Assim, considero imperativo que esse modo de perceber a docência ligada à arte

transforme-se na construção de novos currículos ligados ao teatro e à educação, buscando a

formação de um docente-artista que se reconheça e constitua como tal por opção, por vislumbrar

através do teatro e da educação possibilidades de exercer a sua “artistagem-docente”. Cabe ressaltar

que, contemporaneamente, percebemos deslocamentos emergentes que se fazem ouvir e atuam

junto aos departamentos de artes cênicas das universidades brasileiras, com a construção de

currículos de cursos de licenciatura em teatro que buscam mobilizar essa forma reducionista de

perceber o futuro professor de teatro como aquele que “não teve outra opção, se não a docência”.

Esse graduando dos cursos de licenciatura em teatro receberá, segundo os novos pressupostos que

norteiam a construção dos currículos, uma formação voltada para o pleno desenvolvimento da

docência artística2.

Gostaria de finalizar essas breves considerações acerca da formação de um docente-artista

em teatro, valendo-me mais uma vez das digressões de Corazza e de sua proposta de docência

como “artistagem”, a fim de estimular ao leitor deste artigo alguma reflexão acerca das temáticas

por ele desenvolvidas e das perguntas que aqui lancei e não foram respondidas.

Uma artistagem, de ordem estética, ética e política.
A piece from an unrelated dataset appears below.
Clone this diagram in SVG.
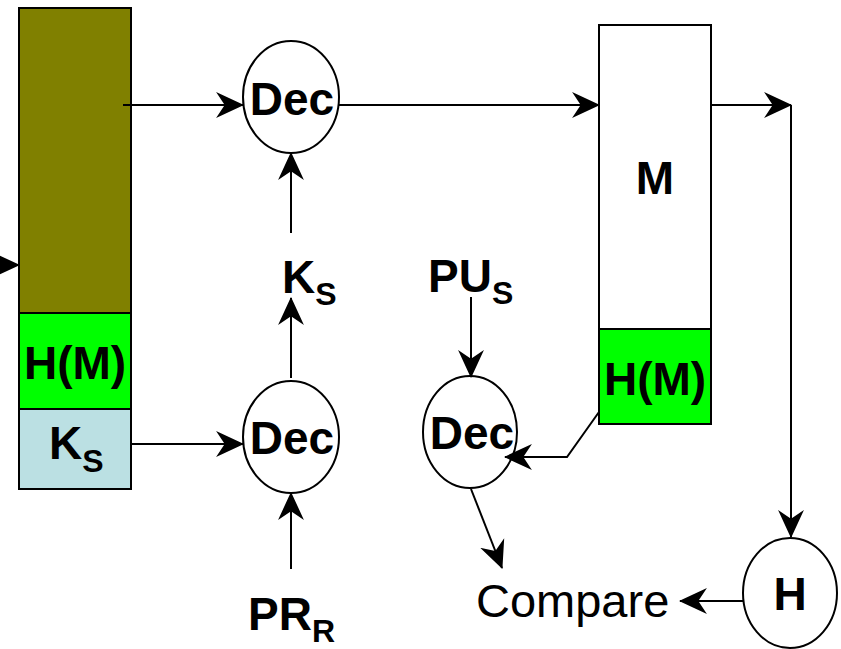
<svg xmlns="http://www.w3.org/2000/svg" width="841" height="649" viewBox="0 0 841 649">
<style>
.b{font-family:"Liberation Sans",Arial,sans-serif;font-weight:bold;font-size:46px;fill:#000}
.n{font-family:"Liberation Sans",Arial,sans-serif;font-size:47px;fill:#000}
.sub{font-size:32px}
.box{stroke:#000;stroke-width:2}
.ell{fill:#fff;stroke:#000;stroke-width:2}
.c{fill:none;stroke:#000;stroke-width:2}
</style>
<defs>
<marker id="arr" markerUnits="userSpaceOnUse" markerWidth="28" markerHeight="28" viewBox="0 0 26 26" refX="25" refY="13" orient="auto">
<path d="M0,1 L26,13 L0,25 L8,13 Z" fill="#000"/>
</marker>
</defs>
<rect width="841" height="649" fill="#fff"/>
<g id="packet">
<rect class="box" x="19" y="8" width="112" height="305" fill="#808000"/>
<rect class="box" x="19" y="313" width="112" height="96" fill="#00FF00"/>
<rect class="box" x="19" y="409" width="112" height="80" fill="#BBE0E3"/>
<text class="b" x="75" y="379" text-anchor="middle">H(M)</text>
<text class="b" x="49" y="459">K<tspan class="sub" dy="13">S</tspan></text>
</g>
<g id="dec1">
<ellipse class="ell" cx="291" cy="97" rx="48" ry="56"/>
<text class="b" x="292" y="115" text-anchor="middle">Dec</text>
</g>
<g id="ks-label">
<text class="b" x="282" y="293">K<tspan class="sub" dy="12">S</tspan></text>
</g>
<g id="dec2">
<ellipse class="ell" cx="291" cy="437" rx="48" ry="56"/>
<text class="b" x="292" y="454" text-anchor="middle">Dec</text>
</g>
<g id="prr-label">
<text class="b" x="248" y="630">PR<tspan class="sub" dy="12">R</tspan></text>
</g>
<g id="pus-label">
<text class="b" x="428" y="292">PU<tspan class="sub" dy="12">S</tspan></text>
</g>
<g id="dec3">
<ellipse class="ell" cx="470" cy="432" rx="47" ry="56"/>
<text class="b" x="472" y="449" text-anchor="middle">Dec</text>
</g>
<g id="message">
<rect class="box" x="599" y="25" width="112" height="304" fill="#fff"/>
<rect class="box" x="599" y="329" width="112" height="95" fill="#00FF00"/>
<text class="b" x="655" y="194" text-anchor="middle">M</text>
<text class="b" x="655" y="395" text-anchor="middle">H(M)</text>
</g>
<g id="hash">
<ellipse class="ell" cx="790" cy="593" rx="47" ry="55"/>
<text class="b" x="790" y="610" text-anchor="middle">H</text>
</g>
<g id="compare">
<text class="n" x="476" y="617">Compare</text>
</g>
<g id="connectors">
<path class="c" d="M0,265 L19,265" marker-end="url(#arr)"/>
<path class="c" d="M123,105 L243,105" marker-end="url(#arr)"/>
<path class="c" d="M291,233 L291,153" marker-end="url(#arr)"/>
<path class="c" d="M131,444 L243,444" marker-end="url(#arr)"/>
<path class="c" d="M291,378 L291,298" marker-end="url(#arr)"/>
<path class="c" d="M291,569 L291,493" marker-end="url(#arr)"/>
<path class="c" d="M339,105 L599,105" marker-end="url(#arr)"/>
<path class="c" d="M711,105 L791,105" marker-end="url(#arr)"/>
<path class="c" d="M791,105 L791,537" marker-end="url(#arr)"/>
<path class="c" d="M471,297 L471,377" marker-end="url(#arr)"/>
<path class="c" d="M599,412 L567,457 L505,457" marker-end="url(#arr)"/>
<path class="c" d="M471,489 L502,568" marker-end="url(#arr)"/>
<path class="c" d="M743,601 L680,601" marker-end="url(#arr)"/>
</g>
</svg>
Derivada dos sobressaltos e das

alegrias de trabalhar nas fronteiras entre as disciplinas e as pós-disciplinas, os sujeitos

e os não-sujeitos, os sentidos e os sem-sentidos. De seres fronteiriços que, auto-

recriando-se, fazem coisas que renovam e singularizam o seu trabalho cultural de

Educação. Docência de um artista que promove o autodespreendimento, implicado no

questionamento dos próprios limites. Que problematiza o que diz e como age, o que é,

o que o fizeram ser, o que querem e insistem que ele seja (CORAZZA, 2001).

2 Exemplifico aqui este “novo modo” de pensar e fazer a formação de um docente-artista através do currículo elaborado para o curso de Licenciatura em Teatro da UDESC (Universidade do Estado de Santa Catarina), disponível no site da instituição.